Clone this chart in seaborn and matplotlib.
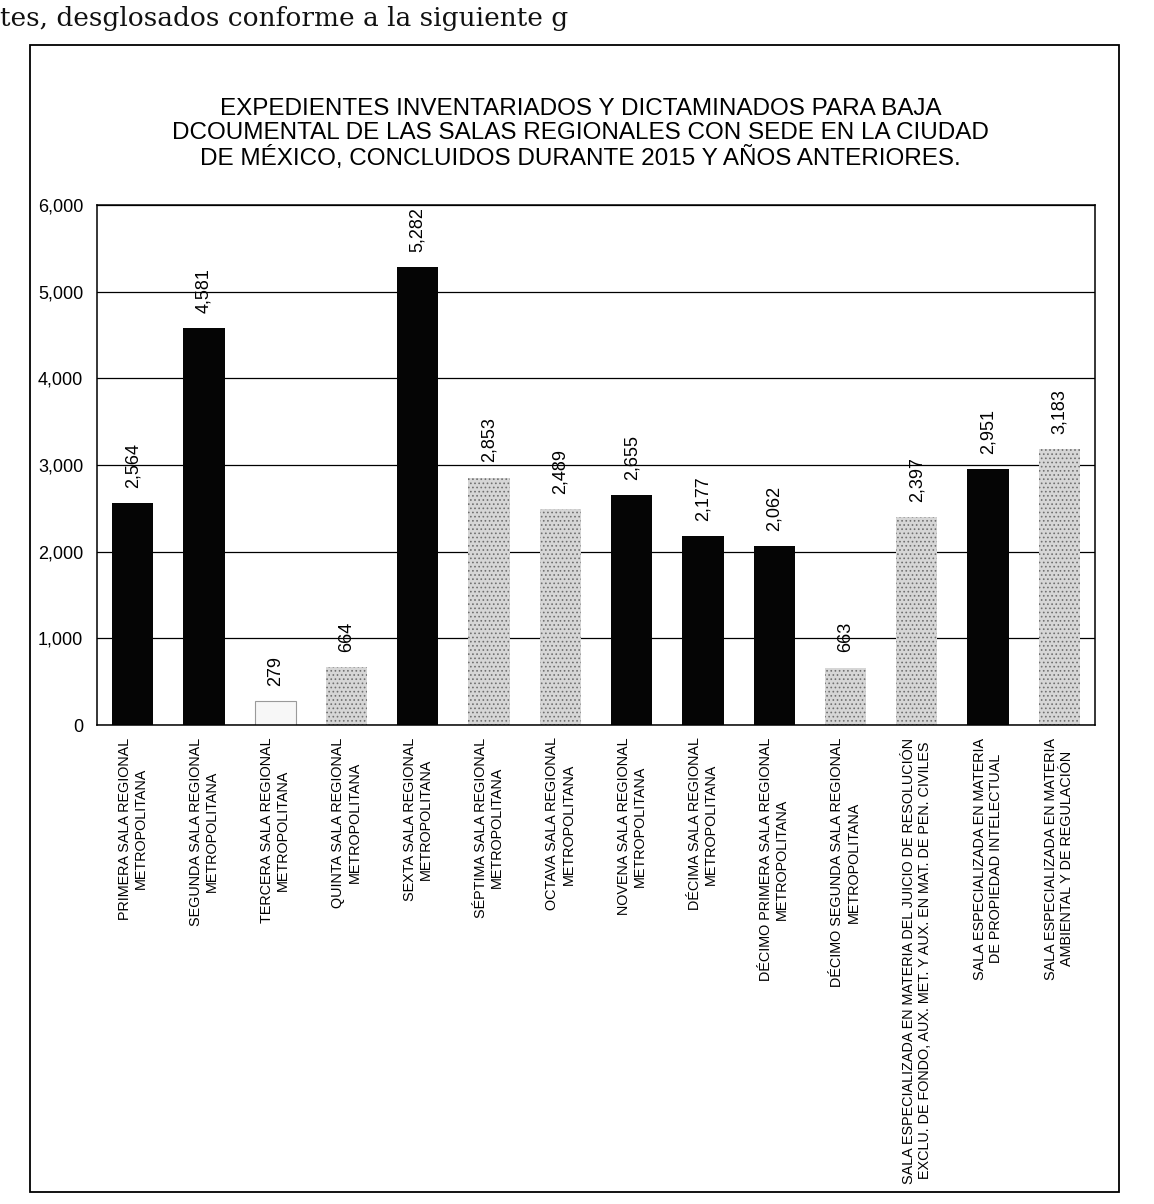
import matplotlib
matplotlib.use("Agg")
import matplotlib.pyplot as plt
from matplotlib.patches import Rectangle
import seaborn as sns

categories = [
    "PRIMERA SALA REGIONAL\nMETROPOLITANA",
    "SEGUNDA SALA REGIONAL\nMETROPOLITANA",
    "TERCERA SALA REGIONAL\nMETROPOLITANA",
    "QUINTA SALA REGIONAL\nMETROPOLITANA",
    "SEXTA SALA REGIONAL\nMETROPOLITANA",
    "SÉPTIMA SALA REGIONAL\nMETROPOLITANA",
    "OCTAVA SALA REGIONAL\nMETROPOLITANA",
    "NOVENA SALA REGIONAL\nMETROPOLITANA",
    "DÉCIMA SALA REGIONAL\nMETROPOLITANA",
    "DÉCIMO PRIMERA SALA REGIONAL\nMETROPOLITANA",
    "DÉCIMO SEGUNDA SALA REGIONAL\nMETROPOLITANA",
    "SALA ESPECIALIZADA EN MATERIA DEL JUICIO DE RESOLUCIÓN\nEXCLU. DE FONDO, AUX. MET. Y AUX. EN MAT. DE PEN. CIVILES",
    "SALA ESPECIALIZADA EN MATERIA\nDE PROPIEDAD INTELECTUAL",
    "SALA ESPECIALIZADA EN MATERIA\nAMBIENTAL Y DE REGULACIÓN",
]
values = [2564, 4581, 279, 664, 5282, 2853, 2489, 2655, 2177, 2062, 663, 2397, 2951, 3183]
y_ticks = [0, 1000, 2000, 3000, 4000, 5000, 6000]

title = ("EXPEDIENTES INVENTARIADOS Y DICTAMINADOS PARA BAJA\n"
         "DCOUMENTAL DE LAS SALAS REGIONALES CON SEDE EN LA CIUDAD\n"
         "DE MÉXICO, CONCLUIDOS DURANTE 2015 Y AÑOS ANTERIORES.")
page_text = "tes, desglosados conforme a la siguiente g"

# bar styles (black / speckled gray / white)
styles = ["k", "k", "w", "g", "k", "g", "g", "k", "k", "k", "g", "g", "k", "g"]
style_colors = {"k": "#050505", "g": "#d6d6d6", "w": "#f7f7f7"}
bar_colors = [style_colors[s] for s in styles]

sns.set_theme(style="white")
plt.rcParams["font.family"] = ["Liberation Sans", "DejaVu Sans"]
plt.rcParams["hatch.linewidth"] = 0.7
plt.rcParams["text.color"] = "black"
plt.rcParams["xtick.color"] = "black"
plt.rcParams["ytick.color"] = "black"

W, H = 1154, 1204
fig = plt.figure(figsize=(W / 100, H / 100), dpi=100)

# page text above the chart
fig.text(0.0, 1 - 26 / H, page_text, fontsize=19, family=["DejaVu Serif"],
         ha="left", va="baseline", color="#111111")

# outer frame of the embedded chart
fx0, fx1, fy0, fy1 = 30, 1119, 45, 1192
fig.patches.append(Rectangle((fx0 / W, 1 - fy1 / H), (fx1 - fx0) / W, (fy1 - fy0) / H,
                             transform=fig.transFigure, fill=False,
                             edgecolor="black", lw=1.3))

fig.text(0.503, 1 - 134 / H, title, ha="center", va="center", fontsize=17.5,
         linespacing=1.13, color="black")

ax = fig.add_axes([97 / W, 1 - 725 / H, (1095 - 97) / W, (725 - 205) / H])
sns.barplot(x=categories, y=values, hue=categories, palette=bar_colors,
            legend=False, width=0.58, saturation=1, ax=ax, linewidth=0)

for patch, s in zip(ax.patches, styles):
    if s == "g":
        patch.set_hatch("....")
        patch.set_edgecolor("#707070")
        patch.set_linewidth(0)
    elif s == "w":
        patch.set_edgecolor("#9a9a9a")
        patch.set_linewidth(0.8)

for cont, v in zip(ax.containers, values):
    ax.bar_label(cont, labels=[f"{v:,}"], rotation=90, padding=11, fontsize=13,
                 color="black")

ax.set_ylim(0, 6000)
ax.set_yticks(y_ticks)
ax.set_yticklabels([f"{t:,}" for t in y_ticks], fontsize=13)
ax.yaxis.grid(True, color="black", lw=0.9)
ax.set_axisbelow(True)
ax.tick_params(axis="y", length=0, pad=10)
ax.tick_params(axis="x", length=0, pad=9)
ax.set_xticks(range(len(categories)))
ax.set_xticklabels(categories, rotation=90, fontsize=10.4, ha="center", va="top",
                   multialignment="center")
for sp in ax.spines.values():
    sp.set_visible(True)
    sp.set_color("black")
    sp.set_linewidth(1.1)
ax.set_xlabel("")
ax.set_ylabel("")

fig.savefig("out.png", dpi=100, facecolor="white")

___

## Task directions
Are you able to set down all the lines above exactly, without any pictures?

## Task response
Clone this chart in seaborn and matplotlib.
import matplotlib
matplotlib.use("Agg")
import matplotlib.pyplot as plt
from matplotlib.patches import Rectangle
import seaborn as sns

categories = [
    "PRIMERA SALA REGIONAL\nMETROPOLITANA",
    "SEGUNDA SALA REGIONAL\nMETROPOLITANA",
    "TERCERA SALA REGIONAL\nMETROPOLITANA",
    "QUINTA SALA REGIONAL\nMETROPOLITANA",
    "SEXTA SALA REGIONAL\nMETROPOLITANA",
    "SÉPTIMA SALA REGIONAL\nMETROPOLITANA",
    "OCTAVA SALA REGIONAL\nMETROPOLITANA",
    "NOVENA SALA REGIONAL\nMETROPOLITANA",
    "DÉCIMA SALA REGIONAL\nMETROPOLITANA",
    "DÉCIMO PRIMERA SALA REGIONAL\nMETROPOLITANA",
    "DÉCIMO SEGUNDA SALA REGIONAL\nMETROPOLITANA",
    "SALA ESPECIALIZADA EN MATERIA DEL JUICIO DE RESOLUCIÓN\nEXCLU. DE FONDO, AUX. MET. Y AUX. EN MAT. DE PEN. CIVILES",
    "SALA ESPECIALIZADA EN MATERIA\nDE PROPIEDAD INTELECTUAL",
    "SALA ESPECIALIZADA EN MATERIA\nAMBIENTAL Y DE REGULACIÓN",
]
values = [2564, 4581, 279, 664, 5282, 2853, 2489, 2655, 2177, 2062, 663, 2397, 2951, 3183]
y_ticks = [0, 1000, 2000, 3000, 4000, 5000, 6000]

title = ("EXPEDIENTES INVENTARIADOS Y DICTAMINADOS PARA BAJA\n"
         "DCOUMENTAL DE LAS SALAS REGIONALES CON SEDE EN LA CIUDAD\n"
         "DE MÉXICO, CONCLUIDOS DURANTE 2015 Y AÑOS ANTERIORES.")
page_text = "tes, desglosados conforme a la siguiente g"

# bar styles (black / speckled gray / white)
styles = ["k", "k", "w", "g", "k", "g", "g", "k", "k", "k", "g", "g", "k", "g"]
style_colors = {"k": "#050505", "g": "#d6d6d6", "w": "#f7f7f7"}
bar_colors = [style_colors[s] for s in styles]

sns.set_theme(style="white")
plt.rcParams["font.family"] = ["Liberation Sans", "DejaVu Sans"]
plt.rcParams["hatch.linewidth"] = 0.7
plt.rcParams["text.color"] = "black"
plt.rcParams["xtick.color"] = "black"
plt.rcParams["ytick.color"] = "black"

W, H = 1154, 1204
fig = plt.figure(figsize=(W / 100, H / 100), dpi=100)

# page text above the chart
fig.text(0.0, 1 - 26 / H, page_text, fontsize=19, family=["DejaVu Serif"],
         ha="left", va="baseline", color="#111111")

# outer frame of the embedded chart
fx0, fx1, fy0, fy1 = 30, 1119, 45, 1192
fig.patches.append(Rectangle((fx0 / W, 1 - fy1 / H), (fx1 - fx0) / W, (fy1 - fy0) / H,
                             transform=fig.transFigure, fill=False,
                             edgecolor="black", lw=1.3))

fig.text(0.503, 1 - 134 / H, title, ha="center", va="center", fontsize=17.5,
         linespacing=1.13, color="black")

ax = fig.add_axes([97 / W, 1 - 725 / H, (1095 - 97) / W, (725 - 205) / H])
sns.barplot(x=categories, y=values, hue=categories, palette=bar_colors,
            legend=False, width=0.58, saturation=1, ax=ax, linewidth=0)

for patch, s in zip(ax.patches, styles):
    if s == "g":
        patch.set_hatch("....")
        patch.set_edgecolor("#707070")
        patch.set_linewidth(0)
    elif s == "w":
        patch.set_edgecolor("#9a9a9a")
        patch.set_linewidth(0.8)

for cont, v in zip(ax.containers, values):
    ax.bar_label(cont, labels=[f"{v:,}"], rotation=90, padding=11, fontsize=13,
                 color="black")

ax.set_ylim(0, 6000)
ax.set_yticks(y_ticks)
ax.set_yticklabels([f"{t:,}" for t in y_ticks], fontsize=13)
ax.yaxis.grid(True, color="black", lw=0.9)
ax.set_axisbelow(True)
ax.tick_params(axis="y", length=0, pad=10)
ax.tick_params(axis="x", length=0, pad=9)
ax.set_xticks(range(len(categories)))
ax.set_xticklabels(categories, rotation=90, fontsize=10.4, ha="center", va="top",
                   multialignment="center")
for sp in ax.spines.values():
    sp.set_visible(True)
    sp.set_color("black")
    sp.set_linewidth(1.1)
ax.set_xlabel("")
ax.set_ylabel("")

fig.savefig("out.png", dpi=100, facecolor="white")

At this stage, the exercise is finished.